The ODIn Lab - DBToaster and the Viewlet Transform

A big issue these days is large, rapidly changing data. Users often need to keep a close eye on this data. Algorithmic trading, scientific computing, network monitoring, and even things like data warehousing are all examples of areas that have lots of data, and that need to react very quickly to certain (potentially complex) conditions in that data.

The overarching goal of the DBToaster project is to produce a tool chain capable of effectively performing these monitoring tasks. Our latest paper (to be presented at VLDB 2012 this August) discusses one of the core ideas behind our approach: exploiting incrementality (through something we call the Viewlet Transform).

To get at the basic idea across, let me use a common task as an analogy: the monthly report. If your'e in a relatively stable business, the content of the report will probably be mostly the same from month to month. Instead of rewriting the report from month-to-month, you might just take last month's report and update it with any new facts, figures, and other changes in the past month (in fact, your boss might be interested in only the changes… but that's getting a little off-track). This still requires a lot of work. If the report has a lot of figures, you wont re-create the figures from scratch either. Instead, you'll probably have a spreadsheet (also from last month) that you can just punch the new numbers into.

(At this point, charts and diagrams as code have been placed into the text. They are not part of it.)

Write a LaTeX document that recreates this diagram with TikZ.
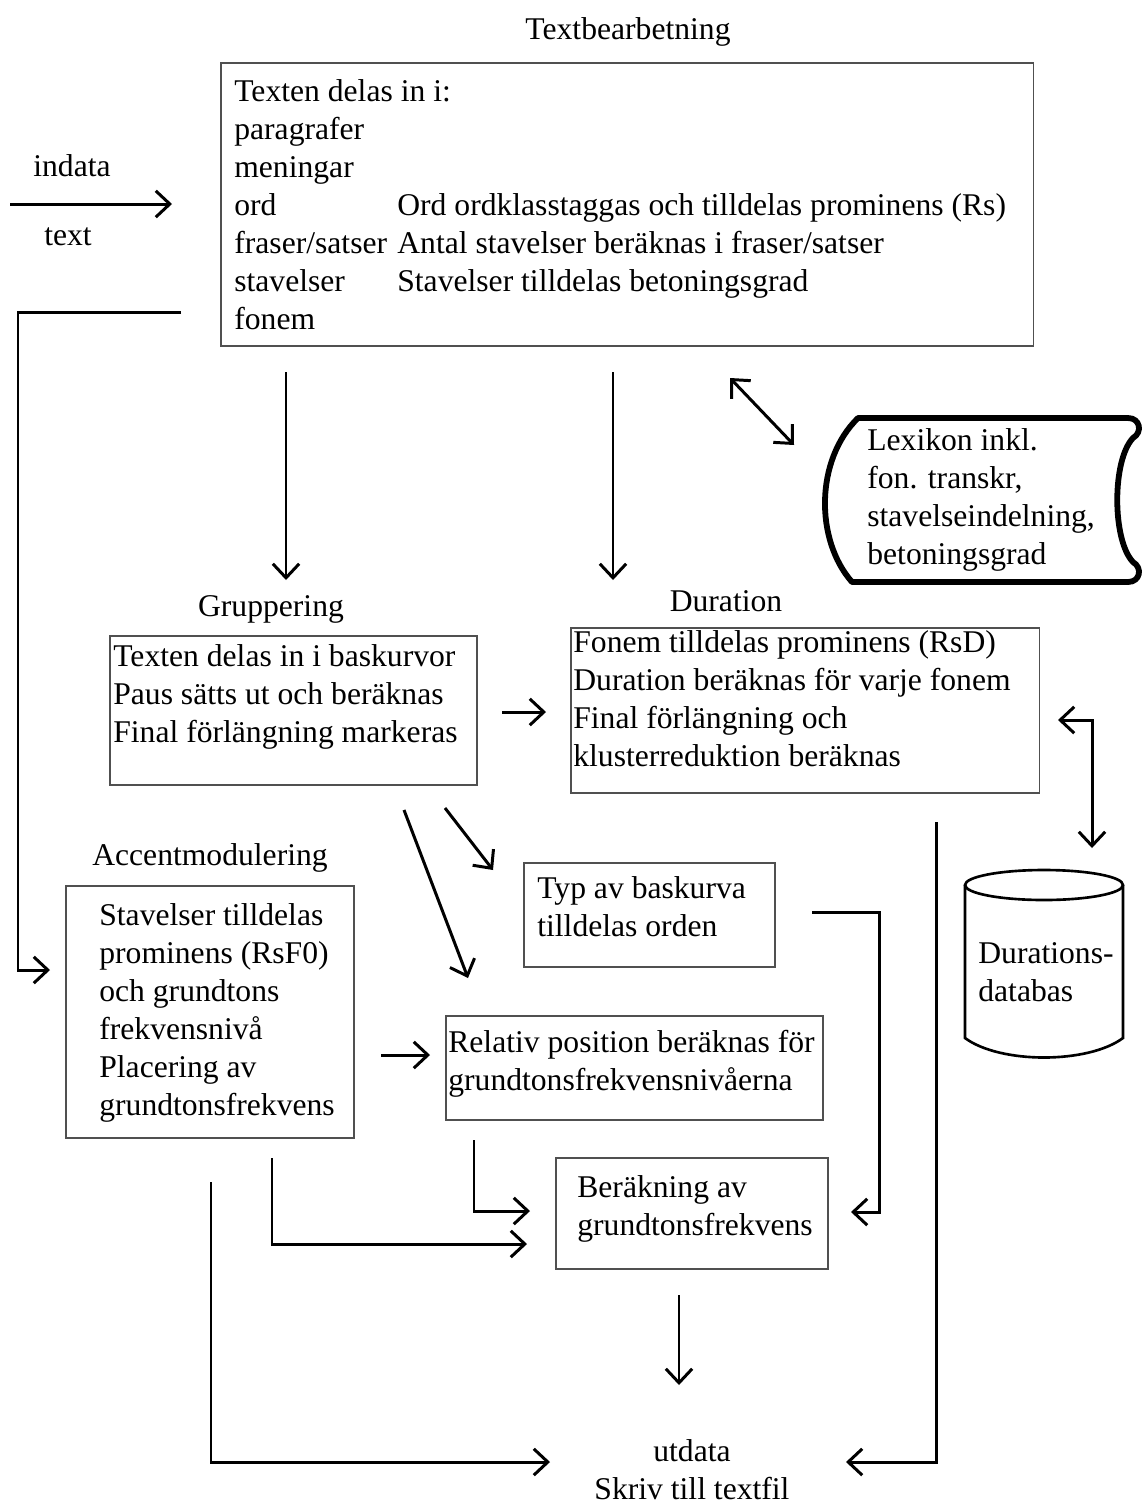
\documentclass[tikz,border=0pt]{standalone}
\usepackage{fontspec}
\setmainfont{Liberation Serif}
\usetikzlibrary{arrows.meta}
\definecolor{boxgray}{HTML}{505050}
\newcommand\fsz{\fontsize{18pt}{21.6pt}\selectfont}
\tikzset{
  box/.style={draw=boxgray, line width=0.9pt, inner sep=0pt, anchor=north west},
  txt/.style={font=\fsz, align=left, inner sep=0pt, anchor=north west},
  ttl/.style={font=\fsz, inner sep=0pt, anchor=base},
  arr/.style={line width=1.7pt, -{Straight Barb[length=8pt,width=15pt]}},
  darr/.style={line width=1.7pt, {Straight Barb[length=8pt,width=15pt]}-{Straight Barb[length=8pt,width=15pt]}},
  ln/.style={line width=1.7pt}
}
\begin{document}
\begin{tikzpicture}[x=0.02cm,y=-0.02cm]
\useasboundingbox[fill=white] (0,0) rectangle (1145,1512);
% titles
\node[ttl] (tTB) at (628,39) {Textbearbetning};
\node[ttl] (tGR) at (271,616) {Gruppering};
\node[ttl] (tDU) at (726,611) {Duration};
\node[ttl] (tAC) at (210,865) {Accentmodulering};
\node[ttl] (tIN) at (72,176) {indata};
\node[ttl] (tTX) at (68,245) {text};
% boxes
\node[box, minimum width=16.26cm, minimum height=5.66cm] (bTB) at (220,62) {};
\node[box, minimum width=7.34cm, minimum height=2.98cm] (bGR) at (109,635) {};
\node[box, minimum width=9.38cm, minimum height=3.30cm] (bDU) at (570,627) {};
\node[box, minimum width=5.76cm, minimum height=5.04cm] (bAC) at (65,885) {};
\node[box, minimum width=5.02cm, minimum height=2.08cm] (bTY) at (523,862) {};
\node[box, minimum width=7.54cm, minimum height=2.08cm] (bRE) at (445,1015) {};
\node[box, minimum width=5.44cm, minimum height=2.22cm] (bBE) at (555,1157) {};
% box texts
\node[txt] (xTB1) at (234,79) {Texten delas in i:\\paragrafer\\meningar\\ord\\fraser/satser\\stavelser\\fonem};
\node[txt] (xTB2) at (397,193) {Ord ordklasstaggas och tilldelas prominens (Rs)\\Antal stavelser beräknas i fraser/satser\\Stavelser tilldelas betoningsgrad};
\node[txt] (xGR) at (113,644) {Texten delas in i baskurvor\\Paus sätts ut och beräknas\\Final förlängning markeras};
\node[txt] (xDU) at (573,630) {Fonem tilldelas prominens (RsD)\\Duration beräknas för varje fonem\\Final förlängning och\\klusterreduktion beräknas};
\node[txt] (xAC) at (99,903) {Stavelser tilldelas\\prominens (RsF0)\\och grundtons\\frekvensnivå\\Placering av\\grundtonsfrekvens};
\node[txt] (xTY) at (537,876) {Typ av baskurva\\tilldelas orden};
\node[txt] (xRE) at (448,1030) {Relativ position beräknas för\\grundtonsfrekvensnivåerna};
\node[txt] (xBE) at (577,1175) {Beräkning av\\grundtonsfrekvens};
% lexikon
\draw[line width=3.3pt, line join=round]
  (858,418) -- (1128,418)
  .. controls (1140,418) and (1143,432) .. (1133,438)
  .. controls (1112,460) and (1112,540) .. (1133,562)
  .. controls (1143,568) and (1140,582) .. (1128,582)
  -- (852,582)
  .. controls (815,540) and (815,460) .. (858,418) -- cycle;
\node[txt] (xLX) at (867,428) {Lexikon inkl.\\fon. transkr,\\stavelseindelning,\\betoningsgrad};
% database
\draw[line width=1.5pt] (1044,885) ellipse [x radius=79, y radius=15];
\draw[line width=1.5pt] (965,885) -- (965,1038)
  .. controls (1000,1064) and (1088,1064) .. (1123,1038) -- (1123,885);
\node[txt] (xDB) at (978,942) {Durations-\\databas};
% output text
\node[font=\fsz, align=center, inner sep=0pt, anchor=north] (xUT) at (692,1439) {utdata\\Skriv till textfil};
% coordinates
\coordinate (in1) at (10,204); \coordinate (in2) at (172,204);
\coordinate (l1) at (181,312); \coordinate (l2) at (18,312); \coordinate (l3) at (18,970); \coordinate (l4) at (50,970);
\coordinate (d1) at (286,372); \coordinate (d2) at (286,580);
\coordinate (d3) at (613,372); \coordinate (d4) at (613,580);
\coordinate (x1) at (730,378); \coordinate (x2) at (794,445);
\coordinate (g1) at (502,712); \coordinate (g2) at (546,712);
\coordinate (e1) at (1058,720); \coordinate (e2) at (1092,720); \coordinate (e3) at (1092,848);
\coordinate (a1) at (445,808); \coordinate (a2) at (493,870);
\coordinate (a3) at (404,810); \coordinate (a4) at (468,978);
\coordinate (t1) at (812,912); \coordinate (t2) at (879,912); \coordinate (t3) at (879,1212); \coordinate (t4) at (851,1212);
\coordinate (r1) at (381,1055); \coordinate (r2) at (430,1055);
\coordinate (b1) at (474,1140); \coordinate (b2) at (474,1211); \coordinate (b3) at (530,1211);
\coordinate (c1) at (272,1158); \coordinate (c2) at (272,1244); \coordinate (c3) at (527,1244);
\coordinate (o1) at (211,1182); \coordinate (o2) at (211,1462); \coordinate (o3) at (550,1462);
\coordinate (p1) at (679,1295); \coordinate (p2) at (679,1385);
\coordinate (q1) at (936,822); \coordinate (q2) at (936,1462); \coordinate (q3) at (846,1462);
% connectors
\draw[arr] (in1) -- (in2);
\draw[arr] (l1) -- (l2) -- (l3) -- (l4);
\draw[arr] (d1) -- (d2);
\draw[arr] (d3) -- (d4);
\draw[darr] (x1) -- (x2);
\draw[arr] (g1) -- (g2);
\draw[darr] (e1) -- (e2) -- (e3);
\draw[arr] (a1) -- (a2);
\draw[arr] (a3) -- (a4);
\draw[arr] (t1) -- (t2) -- (t3) -- (t4);
\draw[arr] (r1) -- (r2);
\draw[arr] (b1) -- (b2) -- (b3);
\draw[arr] (c1) -- (c2) -- (c3);
\draw[arr] (o1) -- (o2) -- (o3);
\draw[arr] (p1) -- (p2);
\draw[arr] (q1) -- (q2) -- (q3);
\end{tikzpicture}
\end{document}
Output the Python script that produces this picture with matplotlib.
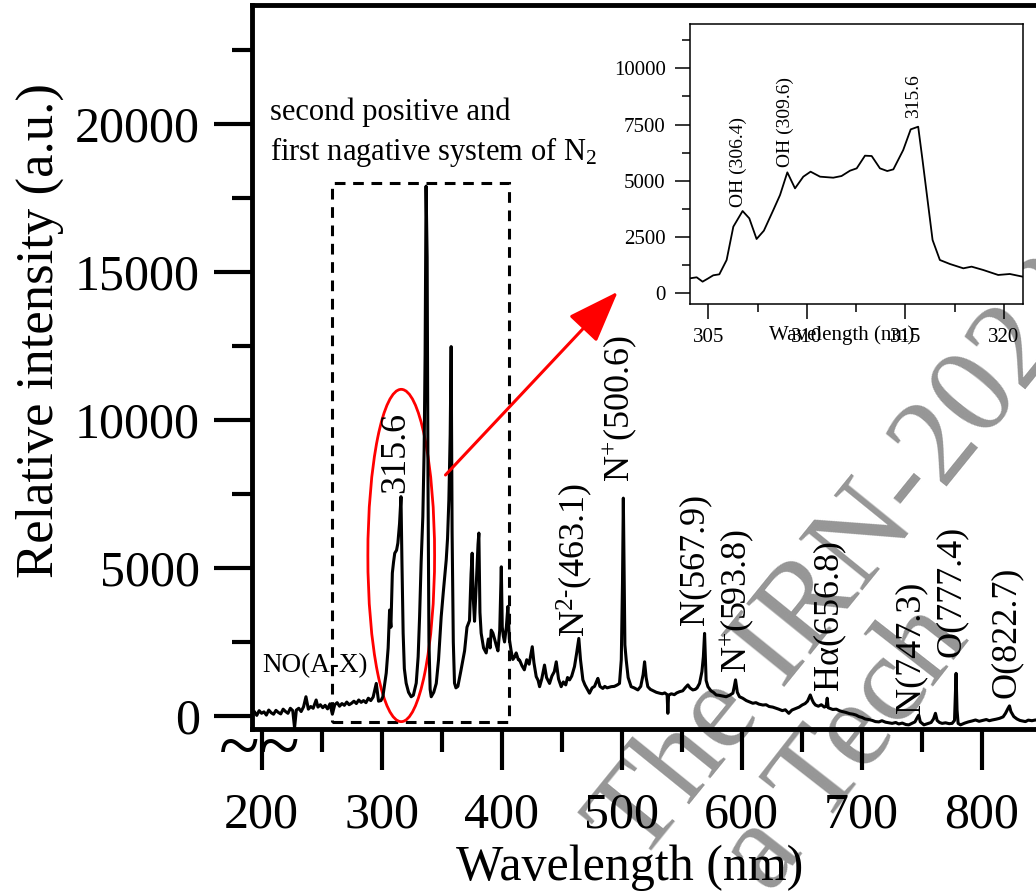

Loosely speaking, you have a repeating task (writing your report) that is easier to perform if you only have to figure out what changed (the figures) since the last time you did it. This idea has been around for a long time in databases (since the 80s at least) in the form of something called Incremental View Maintenance (or IVM for short). Let's say you have a query that you want to repeatedly evaluate. If you're smart, you'll just evaluate the query result once and save the result for the next time you need the answer.

But of course, the data you're querying might change in the meantime. The core idea behind IVM is that you can evaluate what's known as a Delta Query, which is a simpler form of the original query. Instead of giving you the full query answer, it looks at the changes to the input data, and tells you what changes in the query results. This delta query is usually simpler and faster to evaluate than the original query, but can still be pretty slow (especially if the original query is a biggie), making IVM a poor choice for many realtime applications.

Let's go back to our example of the monthly report that you update each month. Even though this is faster than creating the report from scratch, you still have to update all the figures as well. Of course, you don't create the figures from scratch either. If you're smart, you'll just edit last month's spreadsheets. The viewlet transform is based on exactly the same idea. The delta query is a query that you evaluate over and over and over again. We figure, why not just evaluate it once and then just update it when the data changes.

So now you have your original query, and some delta queries. Instead of re-evaluating the delta queries every time your data changes, you evaluate the delta query once and store the result. Now, whenever your data changes, you only need to read the delta query result out of storage, instead of doing any expensive computations. Of course, now you need to keep your delta queries up to date as well. You do this by using delta queries of each of the delta queries (A "second-order delta"). This process continues (giving you third, fourth, fifth, etc… order deltas), with each delta query becoming progressively simpler than the last. Eventually you reach a point where the delta query is incredibly simple, and you stop.

You might have a lot of these queries sitting around and needing to be kept up-to-date, but each of them reduces the cost of maintaining another query by enough that it's incredibly worth it. Combined with other techniques, we've gotten a typical performance improvement of 3-4 orders of magnitude over several commercial data management systems.

And that's the basic idea of the viewlet transform. More soon.

-Oliver